Retype exactly the lines from the first one through the line with "from bokeh.resources import INLINE", including both ends; skip any pictures.

++++++++++++++++++++

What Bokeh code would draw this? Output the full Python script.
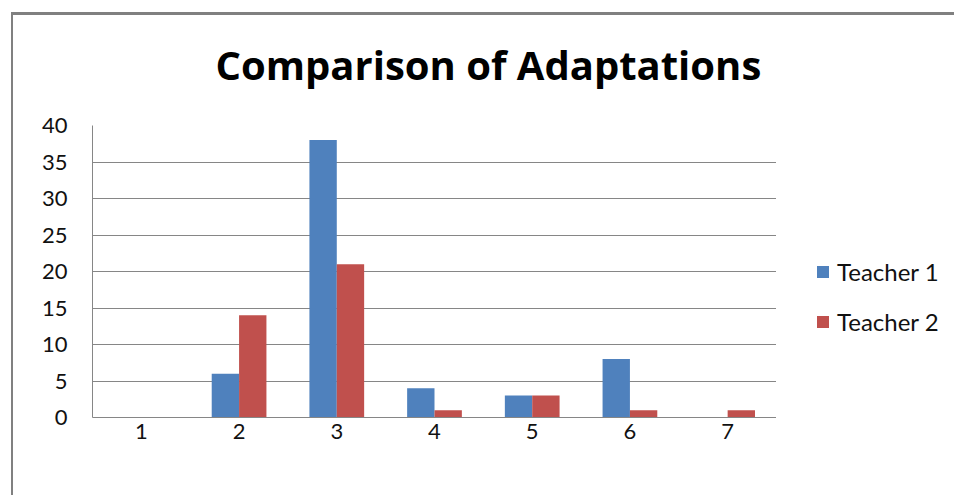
from bokeh.plotting import figure
from bokeh.layouts import row
from bokeh.models import ColumnDataSource, FactorRange, Legend, LegendItem, Title, Range1d, FixedTicker
from bokeh.transform import dodge
from bokeh.embed import file_html
from bokeh.resources import INLINE

categories = ["1", "2", "3", "4", "5", "6", "7"]
teacher1 = [0, 6, 38, 4, 3, 8, 0]
teacher2 = [0, 14, 21, 1, 3, 1, 1]
series_names = ["Teacher 1", "Teacher 2"]
series_colors = ["#4F81BD", "#C0504D"]
title_text = "Comparison of Adaptations"
y_ticks = [0, 5, 10, 15, 20, 25, 30, 35, 40]

src = ColumnDataSource(dict(cat=categories, t1=teacher1, t2=teacher2))

H = 480
PW = 776 - 13
LW = 954 - 776
p = figure(x_range=FactorRange(*categories, range_padding=0), y_range=Range1d(0, 40),
           width=PW, height=H, output_backend="svg", toolbar_location=None,
           min_border_left=79, min_border_right=0, min_border_top=110,
           min_border_bottom=H - (417 - 15), title=None)

p.vbar(x=dodge("cat", -0.14, range=p.x_range), top="t1", width=0.28, source=src,
       fill_color=series_colors[0], line_color=None)
p.vbar(x=dodge("cat", 0.14, range=p.x_range), top="t2", width=0.28, source=src,
       fill_color=series_colors[1], line_color=None)

p.outline_line_color = None
p.xgrid.grid_line_color = None
p.ygrid.grid_line_color = "#868686"
p.ygrid.ticker = FixedTicker(ticks=y_ticks)
p.yaxis.ticker = FixedTicker(ticks=y_ticks)
for ax in (p.xaxis, p.yaxis):
    ax.axis_line_color = "#868686"
    ax.major_tick_line_color = None
    ax.minor_tick_line_color = None
    ax.major_label_text_font = "Lato"
    ax.major_label_text_font_size = "22px"
    ax.major_label_text_color = "#111111"
p.yaxis.major_label_standoff = 19
p.xaxis.major_label_standoff = 0

# spacer (closest to the frame), then the real title
p.add_layout(Title(text=" ", text_font_size="1px", standoff=11), "above")
p.add_layout(Title(text=title_text, align="left", offset=123, standoff=39,
                   text_font="Open Sans", text_font_style="bold", text_font_size="40px",
                   text_color="#000000"), "above")

# legend panel
q = figure(x_range=Range1d(0, 1), y_range=Range1d(0, 1), width=LW, height=H,
           output_backend="svg", toolbar_location=None, x_axis_location=None,
           y_axis_location=None, min_border=0, title=None)
q.outline_line_color = None
q.xgrid.visible = False
q.ygrid.visible = False
d1 = q.vbar(x=[0.5], top=[0.0], width=0.0, fill_color=series_colors[0], line_color=None)
d2 = q.vbar(x=[0.5], top=[0.0], width=0.0, fill_color=series_colors[1], line_color=None)
legend = Legend(items=[LegendItem(label=series_names[0], renderers=[d1]),
                       LegendItem(label=series_names[1], renderers=[d2])],
                location=(39, 81), border_line_color=None, background_fill_alpha=0,
                padding=0, margin=0, spacing=21, glyph_width=15, glyph_height=15,
                label_standoff=7, label_text_font="Lato", label_text_font_size="24px",
                label_text_color="#111111")
q.add_layout(legend)

layout = row(p, q, margin=(12, 0, 0, 11),
             styles={"border-top": "3px solid #808080", "border-left": "2px solid #808080"})

open("out.html", "w").write(file_html(layout, INLINE))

++++++++++++++++++++

▶ _Response below_:
What Bokeh code would draw this? Output the full Python script.
from bokeh.plotting import figure
from bokeh.layouts import row
from bokeh.models import ColumnDataSource, FactorRange, Legend, LegendItem, Title, Range1d, FixedTicker
from bokeh.transform import dodge
from bokeh.embed import file_html
from bokeh.resources import INLINE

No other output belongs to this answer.